I read Baum's op-ed yesterday, then went to shul for Yom Kippur. I love Yom Kippur, but this time I read the machzor with her strange words in the background. I inherited the book itself from my father, but the words themselves we both inherited from centuries of our forefathers. In it are sections of the Pentateuch, which even skeptical modern academia admits has been with us for 2,500 years (the text itself claims it's almost a thousand years older). The commandments founding Yom Kippur come with the whiff of the desert. Isaiah makes an important appearance. He lived in Jerusalem in the 8th century BCE, so there's an echo of the original city on the hill. There are long and detailed Talmudic descriptions of the Temple, harking back from the late Second Temple era, when Jerusalem was larger than it ever was again until the 19th century.
There are blood-curdling descriptions of the Roman persecution in the 2nd century CE, calling to mind the Mishnaic Galilee. There are medieval supplications for mercy, calling to mind the great rabbis of Spain and France and their end; then of course there's Amnon of Magenza, though no more than one German in 10,000 knows that Magenza is Mainz, refusing to budge from his religion even while his limbs are being chopped off. (The poem may actually have been written many centuries earlier, in Israel, but a popular belief of 800 years has power of its own).

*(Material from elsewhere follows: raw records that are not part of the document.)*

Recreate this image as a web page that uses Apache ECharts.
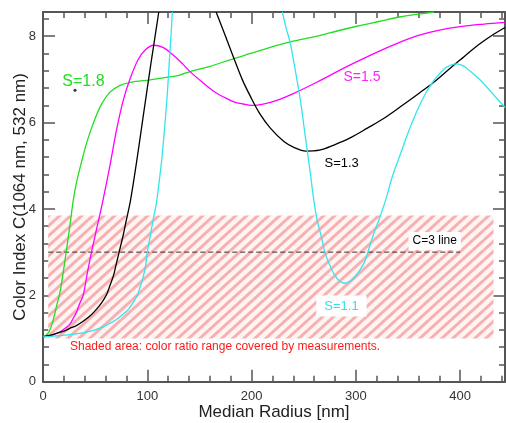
<!DOCTYPE html>
<html><head><meta charset="utf-8">
<script src="https://cdn.jsdelivr.net/npm/echarts@6/dist/echarts.min.js"></script>
<style>html,body{margin:0;padding:0;background:#fff}#c{width:506px;height:423px}</style>
</head><body><div id="c"></div>
<script>
// ---- data (median radius [nm], color index) ----
const S18 = [[0,1.04],[4,1.1],[7,1.22],[10,1.45],[13,1.75],[16.5,2.1],[19.5,2.55],[22.5,3.05],[26,3.65],[29,4.2],[32,4.6],[35.5,4.95],[41.5,5.5],[48,5.97],[56,6.42],[64,6.7],[74,6.86],[84,6.93],[103,6.99],[120,7.05],[131,7.1],[141,7.18],[160,7.3],[180,7.46],[199,7.6],[218,7.74],[237,7.87],[263,8.0],[282,8.12],[301,8.23],[322,8.34],[343,8.45],[360,8.51],[375,8.56]];
const S15 = [[0,1.04],[6.4,1.06],[16,1.15],[22,1.25],[26,1.34],[29,1.47],[32,1.6],[35,1.8],[38.5,2.0],[42,2.45],[46.5,3.0],[52,3.6],[57.5,4.2],[64,4.98],[70.5,5.83],[77,6.52],[83,6.98],[91,7.45],[98,7.68],[106,7.79],[115,7.74],[125,7.56],[133,7.38],[141,7.18],[152,6.95],[164,6.72],[175,6.57],[183,6.48],[192,6.43],[200,6.4],[210,6.42],[225,6.52],[240,6.67],[263,6.94],[282,7.18],[301,7.41],[322,7.65],[343,7.87],[360,8.02],[378,8.13],[400,8.22],[423,8.28],[443,8.32]];
const S13 = [[0,1.04],[6.4,1.07],[13,1.12],[22,1.19],[26,1.24],[32,1.3],[38.5,1.4],[45,1.52],[51,1.67],[56,1.82],[61,2.02],[64.5,2.25],[67.5,2.45],[70,2.7],[73,3.0],[76.5,3.35],[80,3.75],[84,4.21],[90,5.13],[96,6.13],[104,7.45],[107.5,8.0],[111,8.56],null,[166,8.56],[175,8.0],[183,7.49],[191,7.0],[199,6.6],[208,6.2],[218,5.87],[231,5.56],[241,5.42],[252,5.34],[265,5.36],[279,5.48],[295,5.65],[311,5.87],[327,6.1],[343,6.37],[359,6.65],[375,6.94],[391,7.27],[404,7.53],[417,7.79],[430,8.01],[443,8.2]];
const S11 = [[0,1.04],[13,1.06],[25.7,1.09],[35,1.12],[41.7,1.15],[50,1.2],[57.7,1.27],[64,1.35],[70.6,1.44],[76,1.55],[81.7,1.67],[86,1.82],[90.4,2.0],[93.5,2.22],[96.2,2.44],[98.5,2.7],[100,3.0],[103,3.4],[106,3.8],[108.5,4.1],[111,4.55],[113.8,5.13],[116,5.7],[118,6.29],[119.7,6.85],[121.2,7.45],[122.7,8.0],[124,8.56],null,[229.5,8.56],[233,8.2],[237,7.85],[242,7.2],[246.8,6.52],[250,5.95],[253.3,5.36],[256.5,4.8],[259.6,4.21],[262.9,3.74],[267.7,3.28],[270.2,3.0],[275.7,2.66],[282,2.39],[289.7,2.28],[295,2.33],[299.3,2.43],[307.7,2.74],[311.5,3.0],[317.3,3.44],[322,3.74],[328.6,4.21],[335,4.75],[343,5.29],[351,5.82],[359,6.29],[367,6.68],[375,6.98],[385,7.25],[391,7.33],[397,7.36],[404,7.3],[410,7.18],[420,6.97],[430,6.7],[443,6.35]];
const strayDot = [[30.7, 6.75]];
const c3Line = [[5,3],[400,3]];
const shadedX = [5, 432];
const shadedY = [1.0, 3.85];
const xRange = [0, 443];
const yRange = [0, 8.56];
const xName = 'Median Radius [nm]';
const yName = 'Color Index C(1064 nm, 532 nm)';
const labelTexts = ['S=1.8','S=1.5','S=1.3','S=1.1','C=3 line','Shaded area: color ratio range covered by measurements.'];
// label anchors (data space) and styles
const labelLayout = [
  {at:[38.8,6.94], color:'#22dd22', size:16, align:'center'},
  {at:[305.9,7.06], color:'#ff22ff', size:14, align:'center'},
  {at:[286.4,5.06], color:'#000000', size:13, align:'center'},
  {at:[286.2,1.75], color:'#33e0e8', size:13, align:'center', box:[4,8]},
  {at:[375.6,3.26], color:'#000000', size:12, align:'center', box:[3,4]},
  {at:[25.9,0.8], color:'#ff1a1a', size:12, align:'left'}
];
const FONT = '"Liberation Sans", Arial, sans-serif';
const AX = '#555';

function makeHatch(){
  const W=11,H=10; const cv=document.createElement('canvas'); cv.width=W; cv.height=H;
  const g=cv.getContext('2d'); g.fillStyle='#fff4f4'; g.fillRect(0,0,W,H);
  g.strokeStyle='rgba(242,140,140,0.65)'; g.lineWidth=3;
  for (const [dx,dy] of [[0,0],[-W,0],[W,0],[0,-H],[0,H]]) { g.beginPath(); g.moveTo(dx,H+dy); g.lineTo(W+dx,dy); g.stroke(); }
  return cv;
}

function xAx(pos, interval, len, labels, showLine){
  return {type:'value', position:pos, min:xRange[0], max:xRange[1], interval:interval,
    axisLine:{show:showLine, onZero:false, lineStyle:{color:AX, width:2}},
    axisTick:{show:true, inside:true, length:len, lineStyle:{color:AX, width:1.5}},
    axisLabel:{show:labels, color:'#333', fontSize:13, fontFamily:FONT, margin:8, showMaxLabel:false},
    splitLine:{show:false},
    name: (labels ? xName : ''), nameLocation:'middle', nameGap:22, nameMoveOverlap:false,
    nameTextStyle:{fontSize:17, color:'#222', fontFamily:FONT}};
}
function yAx(pos, interval, len, labels, showLine){
  return {type:'value', position:pos, min:yRange[0], max:yRange[1], interval:interval,
    axisLine:{show:showLine, onZero:false, lineStyle:{color:AX, width:2}},
    axisTick:{show:true, inside:true, length:len, lineStyle:{color:AX, width:1.5}},
    axisLabel:{show:labels, color:'#333', fontSize:13, fontFamily:FONT, margin:7, showMaxLabel:false},
    splitLine:{show:false},
    name: (labels ? yName : ''), nameLocation:'middle', nameGap:14, nameMoveOverlap:false,
    nameTextStyle:{fontSize:17, color:'#222', fontFamily:FONT}};
}

const chart = echarts.init(document.getElementById('c'), null, {renderer:'canvas'});
function curve(data, color){
  return {type:'line', data:data, xAxisIndex:0, yAxisIndex:0, showSymbol:false, smooth:0.35,
    connectNulls:false, lineStyle:{color:color, width:1.3}, itemStyle:{color:color}, z:5, animation:false};
}
chart.setOption({
  animation:false,
  backgroundColor:'#fff',
  grid:{left:43, right:1, top:12, bottom:41.3, containLabel:false, outerBoundsMode:'none'},
  xAxis:[xAx('bottom',100,12,true,true), xAx('bottom',20,6,false,false), xAx('top',100,12,false,true), xAx('top',20,6,false,false)],
  yAxis:[yAx('left',2,12,true,true), yAx('left',0.4,6,false,false), yAx('right',2,12,false,true), yAx('right',0.4,6,false,false)],
  series:[
    {type:'line', data:[], xAxisIndex:0, yAxisIndex:0, z:1, silent:true,
      markArea:{silent:true, itemStyle:{color:{image:makeHatch(), repeat:'repeat'}},
        data:[[{xAxis:shadedX[0], yAxis:shadedY[0]},{xAxis:shadedX[1], yAxis:shadedY[1]}]]}},
    {type:'line', data:c3Line, showSymbol:false, z:3, lineStyle:{color:'#333', width:1, type:[5,3]}},
    curve(S18,'#22dd22'),
    curve(S15,'#ff00ff'),
    curve(S13,'#000000'),
    curve(S11,'#33e6ec'),
    {type:'scatter', data:strayDot, symbolSize:3, itemStyle:{color:'#000'}, z:6}
  ]
});
const gr = labelTexts.map((t,i)=>{
  const L = labelLayout[i];
  const p = chart.convertToPixel({xAxisIndex:0, yAxisIndex:0}, L.at);
  const st = {text:t, x:p[0], y:p[1], fill:L.color, font:L.size+'px '+FONT, align:L.align, verticalAlign:'middle'};
  if (L.box){ st.backgroundColor='#ffffff'; st.padding=L.box; }
  return {type:'text', z:100, style:st};
});
chart.setOption({graphic:gr});
</script></body></html>
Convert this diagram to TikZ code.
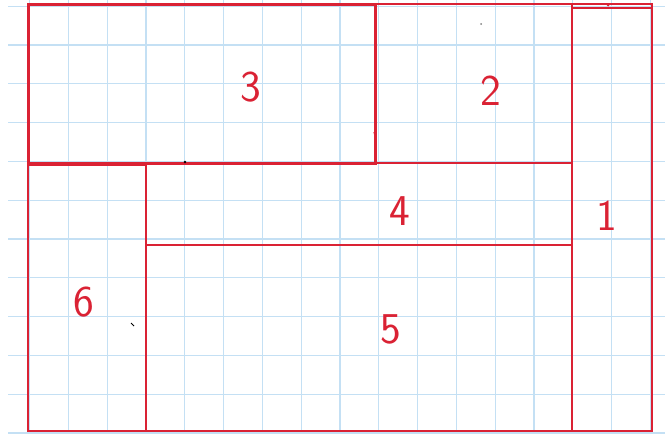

Recent centuries - prior to the 20th - didn't add much to the texts, except to parts of the Yizkor, but they added melodies, so that the Ashkenazi ones and the Sphardi ones are quite distinct. Then, once Israel was created it added new layers, and 30 years later, after the Yom Kippur War, yet additional ones. In recent years some Israeli rabbis are trying their hand at creating a combined Ashkenazi-Sphardi version, on the one hand, and secular teachers and thinkers are trying their own versions to fuze the ancient and priceless with the modern.
One can brush all this aside and insist that Judaism is feeling good about welcoming refugees into our midst, or fixing the world to fit a Progressive agenda. By the end of the 21 century, or perhaps long before, there won't be many Jews of that sort left as Jews. Or one can return to what was obvious and banal for a few thousand years: the recognition that Jews have been creating their culture all along, layer on layer, ever richer and deeper.
Jews aren't a sentiment. Jews are the ones who participate in the vibrant ongoing ancient Jewish conversation.